*BSD News Article 29461


Return to BSD News archive

Newsgroups: comp.os.386bsd.questions
Path: sserve!newshost.anu.edu.au!harbinger.cc.monash.edu.au!bunyip.cc.uq.oz.au!munnari.oz.au!news.Hawaii.Edu!ames!elroy.jpl.nasa.gov!swrinde!ihnp4.ucsd.edu!usc!howland.reston.ans.net!sol.ctr.columbia.edu!usenet.ucs.indiana.edu!bigbang.astro.indiana.edu!ahabig
From: ahabig@bigbang.astro.indiana.edu (Alec Habig)
Subject: Re: AHA1542 hanging with FreeBSD 1.1beta
Message-ID: <Co3zGC.64o@usenet.ucs.indiana.edu>
Sender: news@usenet.ucs.indiana.edu (USENET News System)
Nntp-Posting-Host: bigbang.astro.indiana.edu
Organization: Indiana University Astrophysics, Bloomington, IN
References: <Co3MBA.s3@pegasus.com>
Date: Mon, 11 Apr 1994 19:00:11 GMT
Lines: 51

richard@pegasus.com (Richard Foulk) writes:
>I have a 486/66 with an AHA1542CF SCSI card that locks up about
>once a day with the disk activity light on.
>
>Does this sound familiar to anyone?

heh.  I just was going to post about a similar problem on my computer.  Here's
what the FAQ has to say.  I'd like some more information about the suggested
fix, though :

	a) will the timeout be included in any future versions of FreeBSD's wd
	   drivers;
	b) Does anyone have the hacked source, to save us the time/danger of
	   hacking through the drivers ourselves, looking for the right while 
	   loop?

My problem is similar to Richard's, but doesn't leave the HD light on.  OS/2 on
my system will also experience the hangs, but continues happily after about 10
seconds.  I have an ISA IDE drive (generic controller), on a sluggy 25MHz (no
cache) 386DX, running FreeBSD 1.1-beta, 8MB RAM.

	Alec

From the FAQ : ----------------------------------------------------------------

4.1.7	The system hangs with the HD light on after intense disk usage.

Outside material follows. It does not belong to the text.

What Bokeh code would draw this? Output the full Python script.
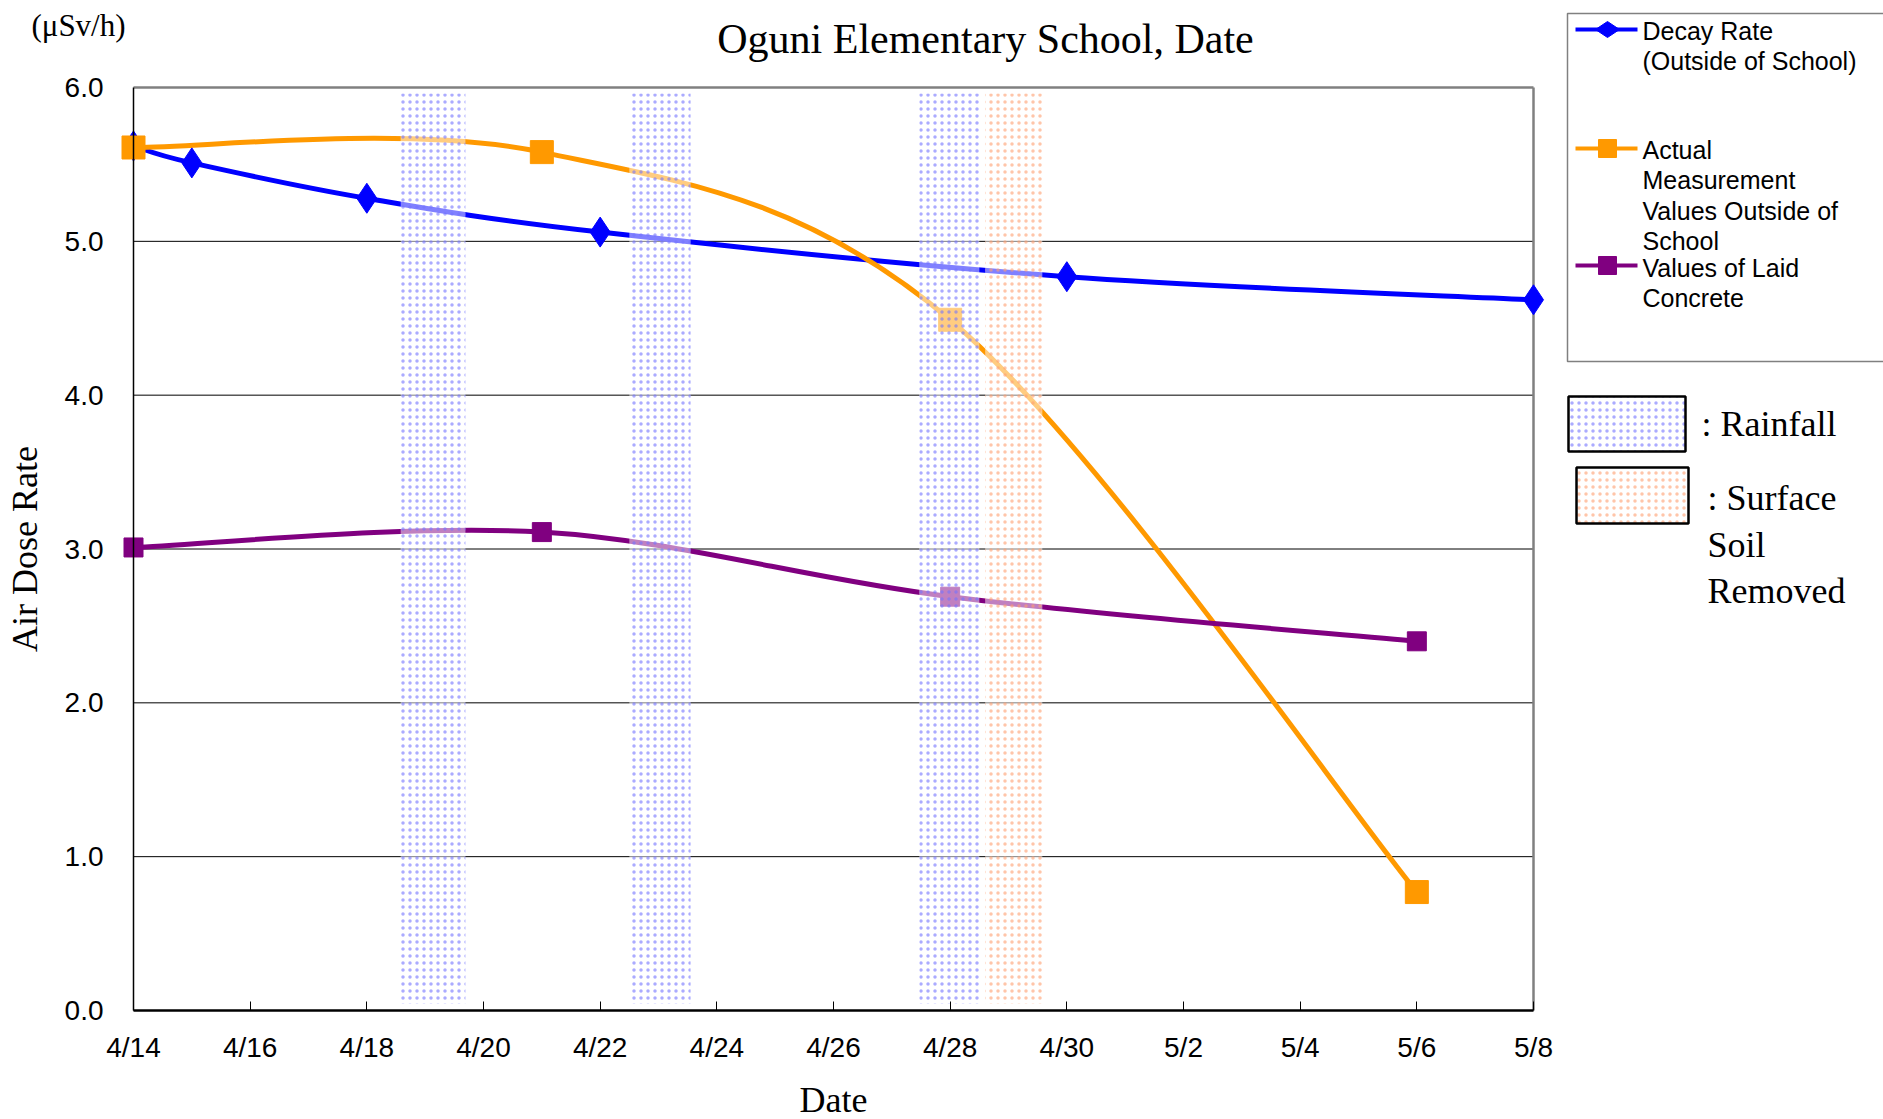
from bokeh.plotting import figure
from bokeh.models import Range1d, FixedTicker
from bokeh.core.properties import value
from bokeh.embed import file_html
from bokeh.resources import INLINE

# ---------------- data ----------------
x_tick_days = [0, 2, 4, 6, 8, 10, 12, 14, 16, 18, 20, 22, 24]
x_tick_labels = ["4/14", "4/16", "4/18", "4/20", "4/22", "4/24", "4/26",
                 "4/28", "4/30", "5/2", "5/4", "5/6", "5/8"]
y_ticks = [0, 1, 2, 3, 4, 5, 6]
y_tick_labels = ["0.0", "1.0", "2.0", "3.0", "4.0", "5.0", "6.0"]

decay_days = [0, 1, 4, 8, 16, 24]
decay_vals = [5.62, 5.51, 5.28, 5.06, 4.77, 4.62]

actual_days = [0, 7, 14, 22]
actual_vals = [5.61, 5.58, 4.49, 0.77]

concrete_days = [0, 7, 14, 22]
concrete_vals = [3.01, 3.11, 2.69, 2.40]

rain_start = [4.58, 8.50, 13.47]
rain_end = [5.69, 9.55, 14.50]
soil_start = [14.60]
soil_end = [15.58]

title = "Oguni Elementary School, Date"
unit_text = "(μSv/h)"
y_title = "Air Dose Rate"
x_title = "Date"
series_names = [["Decay Rate", "(Outside of School)"],
                ["Actual", "Measurement", "Values Outside of", "School"],
                ["Values of Laid", "Concrete"]]
band_names = [[": Rainfall"], [": Surface", "Soil", "Removed"]]

BLUE = "#0000FF"
ORANGE = "#FF9900"
PURPLE = "#800080"
SERIF = "Liberation Serif"
SANS = "Liberation Sans"

# ---------------- geometry (page pixels) ----------------
W, H = 1883, 1119
AX_L, AX_R = 133, 1533      # pixel x of 4/14 and 5/8
AX_B, AX_T = 1010, 87       # pixel y of 0.0 and 6.0
PXD = (AX_R - AX_L) / (x_tick_days[-1] - x_tick_days[0])
PXV = (AX_B - AX_T) / (y_ticks[-1] - y_ticks[0])


def dx(px):
    return (px - AX_L) / PXD


def dy(py):
    return (AX_B - py) / PXV


def smooth(xs, ys, k=1.0 / 6.0):
    n = len(xs)
    out = {c: [] for c in ["x0", "y0", "x1", "y1", "cx0", "cy0", "cx1", "cy1"]}
    for i in range(n - 1):
        ip, inn = max(i - 1, 0), min(i + 2, n - 1)
        out["x0"].append(xs[i]); out["y0"].append(ys[i])
        out["x1"].append(xs[i + 1]); out["y1"].append(ys[i + 1])
        out["cx0"].append(xs[i] + (xs[i + 1] - xs[ip]) * k)
        out["cy0"].append(ys[i] + (ys[i + 1] - ys[ip]) * k)
        out["cx1"].append(xs[i + 1] - (xs[inn] - xs[i]) * k)
        out["cy1"].append(ys[i + 1] - (ys[inn] - ys[i]) * k)
    return out


p = figure(output_backend="svg", toolbar_location=None,
           x_range=Range1d(dx(0), dx(W)), y_range=Range1d(dy(H), dy(0)),
           frame_width=W, frame_height=H, min_border=0,
           background_fill_color="white", border_fill_color="white")
p.outline_line_color = None
p.grid.visible = False

# x axis (drawn at y = 0)
xa = p.xaxis[0]
xa.fixed_location = 0
xa.ticker = FixedTicker(ticks=x_tick_days)
xa.major_label_overrides = {d: l for d, l in zip(x_tick_days, x_tick_labels)}
xa.bounds = (x_tick_days[0], x_tick_days[-1])
xa.axis_line_width = 2.5
xa.axis_line_color = "black"
xa.major_tick_in = 9
xa.major_tick_out = 0
xa.major_tick_line_width = 1
xa.minor_tick_line_color = None
xa.major_label_standoff = 21
xa.major_label_text_font = SANS
xa.major_label_text_font_size = "28px"
xa.major_label_text_color = "black"
xa.axis_label = x_title
xa.axis_label_text_font = SERIF
xa.axis_label_text_font_size = "36px"
xa.axis_label_text_font_style = "normal"
xa.axis_label_text_color = "black"
xa.axis_label_standoff = 14

# y axis (drawn at x = 0)
ya = p.yaxis[0]
ya.fixed_location = 0
ya.ticker = FixedTicker(ticks=y_ticks)
ya.major_label_overrides = {t: l for t, l in zip(y_ticks, y_tick_labels)}
ya.bounds = (y_ticks[0], y_ticks[-1])
ya.axis_line_color = "black"
ya.axis_line_width = 1.5
ya.major_tick_line_color = None
ya.major_tick_out = 0
ya.major_tick_in = 0
ya.minor_tick_line_color = None
ya.major_label_standoff = 30
ya.major_label_text_font = SANS
ya.major_label_text_font_size = "28px"
ya.major_label_text_color = "black"
ya.axis_label = y_title
ya.axis_label_text_font = SERIF
ya.axis_label_text_font_size = "36px"
ya.axis_label_text_font_style = "normal"
ya.axis_label_text_color = "black"
ya.axis_label_standoff = 17

# gridlines and frame lines
gy = y_ticks[1:-1]
p.segment(x0=[x_tick_days[0]] * len(gy), x1=[x_tick_days[-1]] * len(gy),
          y0=gy, y1=gy, line_color="black", line_width=1)
p.segment(x0=[x_tick_days[0], x_tick_days[-1]], x1=[x_tick_days[-1], x_tick_days[-1]],
          y0=[y_ticks[-1], y_ticks[0]], y1=[y_ticks[-1], y_ticks[-1]],
          line_color="#808080", line_width=2.5)

# smooth lines
for xs, ys, col in [(decay_days, decay_vals, BLUE),
                    (actual_days, actual_vals, ORANGE),
                    (concrete_days, concrete_vals, PURPLE)]:
    b = smooth(xs, ys)
    p.bezier(x0=b["x0"], y0=b["y0"], x1=b["x1"], y1=b["y1"],
             cx0=b["cx0"], cy0=b["cy0"], cx1=b["cx1"], cy1=b["cy1"],
             line_color=col, line_width=5)

p.scatter(decay_days, decay_vals, marker="diamond", size=30,
          fill_color=BLUE, line_color=BLUE, line_width=1)
p.scatter(actual_days, actual_vals, marker="square", size=23,
          fill_color=ORANGE, line_color=ORANGE)
p.scatter(concrete_days, concrete_vals, marker="square", size=19,
          fill_color=PURPLE, line_color=PURPLE)

# bands (drawn over the lines)
RAIN_HATCH = "#7373ff"
SOIL_HATCH = "#ff9e70"
HATCH = dict(hatch_pattern="dot", hatch_alpha=0.6, hatch_scale=7, hatch_weight=1.7)
p.quad(left=rain_start, right=rain_end, bottom=dy(1003), top=dy(93),
       fill_color="white", fill_alpha=0.5, line_color=None,
       hatch_color=RAIN_HATCH, **HATCH)
p.quad(left=soil_start, right=soil_end, bottom=dy(1003), top=dy(93),
       fill_color="white", fill_alpha=0.5, line_color=None,
       hatch_color=SOIL_HATCH, **HATCH)

# title and unit
p.text(x=[dx(985)], y=[dy(38)], text=[title], text_font=value(SERIF),
       text_font_size=value("42px"), text_align="center",
       text_baseline="alphabetic", text_color="black")
p.text(x=[dx(78)], y=[dy(25)], text=[unit_text], text_font=value(SERIF),
       text_font_size=value("31px"), text_align="center",
       text_baseline="middle", text_color="black")

# ---------------- legend ----------------
p.quad(left=[dx(1567)], right=[dx(1920)], top=[dy(13)], bottom=[dy(361)],
       fill_color=None, line_color="#808080", line_width=1.5)

sample_y = [29, 148, 265]
text_y0 = [30, 149, 267]
cols = [BLUE, ORANGE, PURPLE]
for sy, ty, col, lines in zip(sample_y, text_y0, cols, series_names):
    p.line([dx(1575), dx(1637)], [dy(sy), dy(sy)], line_color=col, line_width=4)
    if col == BLUE:
        p.scatter([dx(1607)], [dy(sy)], marker="diamond", size=24, angle=1.5708,
                  fill_color=col, line_color=col)
    else:
        p.scatter([dx(1607)], [dy(sy)], marker="square", size=18,
                  fill_color=col, line_color=col)
    p.text(x=[dx(1642)] * len(lines), y=[dy(ty + 30.5 * i) for i in range(len(lines))],
           text=lines, text_font=value(SANS), text_font_size=value("25px"),
           text_baseline="middle", text_align="left", text_color="black")

p.quad(left=[dx(1568)], right=[dx(1685)], top=[dy(396)], bottom=[dy(451)],
       fill_color="white", line_color="black", line_width=2.5,
       hatch_color=RAIN_HATCH, **HATCH)
p.quad(left=[dx(1576)], right=[dx(1688)], top=[dy(467)], bottom=[dy(523)],
       fill_color="white", line_color="black", line_width=2.5,
       hatch_color=SOIL_HATCH, **HATCH)
p.text(x=[dx(1701)], y=[dy(423)], text=band_names[0], text_font=value(SERIF),
       text_font_size=value("36px"), text_baseline="alphabetic", text_color="black")
p.text(x=[dx(1707)] * 3, y=[dy(497), dy(544), dy(590)], text=band_names[1],
       text_font=value(SERIF), text_font_size=value("36px"),
       text_baseline="alphabetic", text_color="black")

open("out.html", "w").write(file_html(p, INLINE))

	Brett Lymn (blymn@mulga.awadi.com.AU)  Provides us with a
	description of the problem and the steps that he had to take
	to fix it:

        It seems that, on some disk subsystems, the controller and the
	hard disk get out of synchronization when they are being used 
	intensively.  The result of this is that the disk completes a 
	command but the controller still believes the disk not to have 
	completed the command, so the controller status register 
	indicates the disk is busy when it is not really.  The standard 
	wd drivers are too trusting of the hardware and expect it to do 
	the right thing all the time.  There are a few while loops in 
	the wd drivers that loop on a status change from the disk 
	controller, however; if the problem I have described takes place 
	then the wd driver will be stuck looping waiting for the disk to 
	not be busy - which never happens, so you lock the machine because 
	this is a kernel level wait.  To fix this problem I put a timeout 
	into the while loops so that after a specified time the wd driver 
	will give up waiting for the drive to become ready, reset the 
	controller and retry the command.  In my experience the retry 
	always succeeds.

	Ed.Note:  The retry doesn't ALWAYS work, but it IS better than 
	just waiting for the drive to wake back up (which it never does).